A Harvard University faculty committee is drafting a working proposal designed to reduce grade inflation and change the honors system -- a plan that has many students worried.
The draft report said professors feel pressure to round grades up to an A-minus to award their students, the Harvard Crimson reported.
Nearly half of the grades granted at Harvard last year were A's or A-minuses, while less than 5 percent were C's.
Among the changes the Educational Policy Committee proposed is a revision of the way grades are assigned. Grades are currently given on a 15-point scale, where an A-minus is worth 14 points and a B-plus is worth 12 points.
The revised system would reduce the scale to eight points and eliminate the gap between letter grades.
Other possible reforms include a measure to reduce the number of students graduating with honors and the inclusion of the median grade for each class on a student's transcript.
Dartmouth adopted a policy of making the median grades for each class available in May of 1994. The median grade at the College has risen from a B in 1976-77 to a B-plus last year.
The Harvard recommendation remains a work in progress, Harvard spokeswoman Andrea Shen said, adding that the final recommendation will not be known until later in the spring.
The faculty may vote on the proposal, if it is ready in time, at their annual meeting in May.
Shen noted that the awarding of grades and honors has been an issue for several years.
"Whether there would be any consequences for the graduate schools, I don't know," she added. "That would be far in the future, I would imagine."

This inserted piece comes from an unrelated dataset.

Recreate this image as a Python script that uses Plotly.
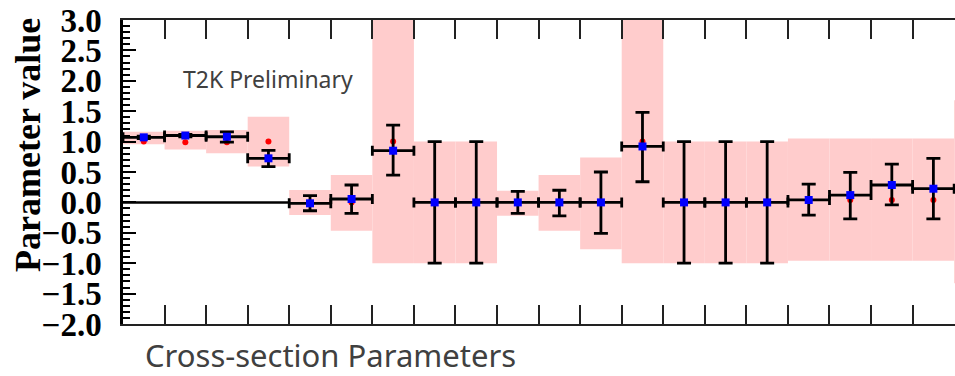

The Committee on Undergraduate Education reviewed the ECP proposal in a closed session, the Harvard Crimson reported last Thursday.
Student reaction to the proposal was mixed.
Though many Harvard students contacted by The Dartmouth said they were concerned their grade point averages would fall if the faculty approves the reforms, not all students were worried.
"If there was a danger of a lower grade, I think I'd work harder," sophomore Peter Bryce said.
"I guess most people do give thoughts to their GPAs, but I don't think about it that much," junior Jonathan Thomas said.
Were the numerical grading system changed, "people would be slightly more content with a B-plus instead of an A-minus," freshman Meghan Donohue said.
"People on the outside make a much bigger deal [about grade inflation] than we do here," Donohue said.
Bryce shared a similar view, saying, "I think it exists, but I don't think its that big of a deal."
Donohue proposed that Harvard adopt a system similar to that at the Massachusetts Institute of Technology. So that students accustomed to A's in high school are not shocked by lower marks, she said, "give us a year of pass-fail" classes.
The proposal to include median grades on student transcripts was unpopular with some students.
"The idea to show the percentage of A's given per class is terrible," sophomore David Stein said, adding that "91 percent honors is a bit ridiculous."
Stein also said he doubted students would play much of a role in the final version of the faculty's proposal. "They don't talk to us about anything," he said.
Regardless of the proposed changes, high marks do not come easily at Harvard, according to students.
"If you get an 'A' paper, you have to be brilliant," Donohue said.